EXISTING FRANCHISE BUSINESS MODEL

Kitchen Makeover Service

Low-investment remodel alternative with high-margin options

Full kitchen remodels are expensive, slow, and disruptive. This brand figured out how to offer “just enough” transformation—through painting, refacing, and re-dooring—without gutting the kitchen. It’s a flexible, home-based model that appeals to a broad range of budgets and aesthetics. And you don’t need to swing a hammer.


What they do differently


1. Five-Tiered Service Offering

Most remodeling businesses go all-in or nothing. This one offers a menu of five scalable services, from one-day "tune-ups" to full custom cabinets. That lets franchisees serve a wide range of budgets—and often upsell one job into another. It also keeps your pipeline more consistent across seasons.


2. Home-Based, Subcontractor-Driven

You don’t need a showroom or warehouse. Franchisees run the business from home, managing a small team and subcontractor network. This keeps overhead low, startup lean, and margins strong—especially compared to traditional remodelers who carry material and labor risk.


3. National Brand, Consumer Financing, and Tech Stack

Backed by Home Franchise Concepts (part of \$22B JM Family), this isn’t a scrappy DIY model. Franchisees get pre-negotiated vendor pricing, an online design tool for clients, and a quoting platform powered by AI. That, plus consumer financing options, makes sales smoother and closes easier.


4. Recurring Revenue—Yes, Really

Their "Original Tune-Up" (wood surface refresh) is a one-day, high-margin service that customers actually book annually. It’s a small-ticket entry point that creates repeat business and opens doors for bigger upgrades.

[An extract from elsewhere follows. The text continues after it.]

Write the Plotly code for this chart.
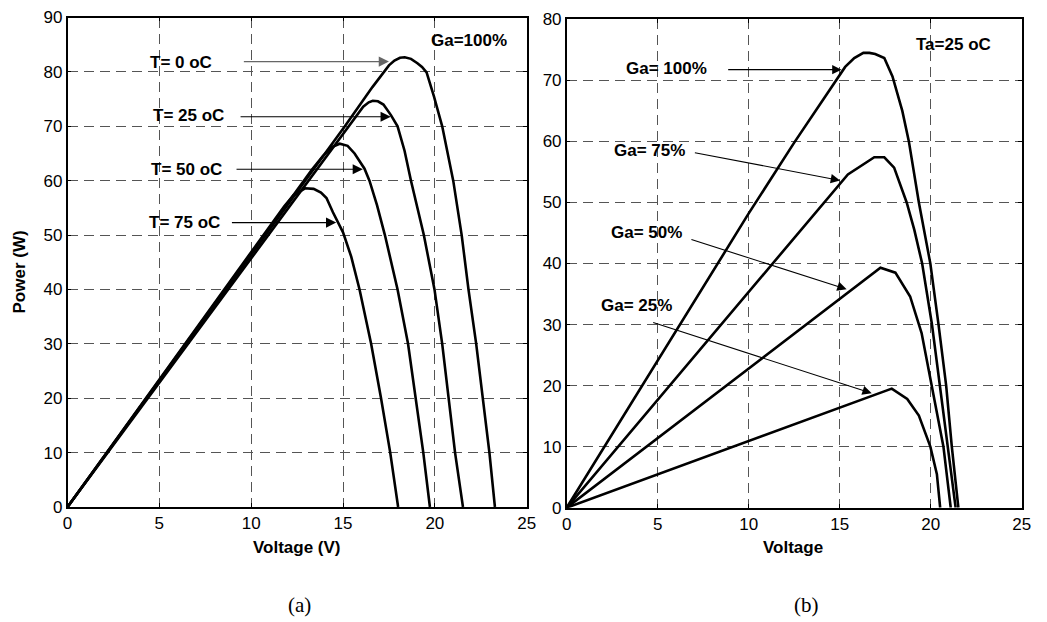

🚩Potential weakness: Project management complexity

You’re not doing the labor, but you are coordinating it. That means wrangling subcontractors, scheduling jobs, and managing homeowner expectations. If you don’t have solid project management skills—or hire someone who does—things can get chaotic fast.


The breakdown


Let’s break this business down with my proprietary GROCE framework (modest, I know).


Geography

Suburban markets are ideal—especially where aging kitchens abound. You want neighborhoods built 15–40 years ago with homes that are “dated but not falling apart.” High homeownership and decent discretionary income are key.


Real Estate

Optional. This is designed as a home-based business. Some franchisees eventually open small design showrooms, but it’s not required—and most don’t in year one.


Ops / Sales

Franchisees lead sales, scheduling, and marketing. You’ll need to hire 2–4 employees and build relationships with subcontractors. Sales are in-home and consultative—this isn’t order-taking. Project management and customer service are core to success.


Capital

Very low initial investment for a service brand with physical outputs. Startup packages are turnkey, and there’s no heavy equipment or vehicle requirements. Breakeven can come quickly if you sell and schedule well.


Expansion

Territories are large (based on 41,000+ households). Growth happens by hiring additional teams and booking more projects—not adding locations. Multi-unit ownership is available, but single-unit owners can scale meaningfully without extra territory.


Final take:


This is a low-overhead, high-margin business that fills a huge consumer gap: how to update a kitchen without a full reno. If you’ve got project management skills and enjoy working with homeowners, it’s a sharp model—especially for first-time operators. Strength of the model: smart remodel-lite.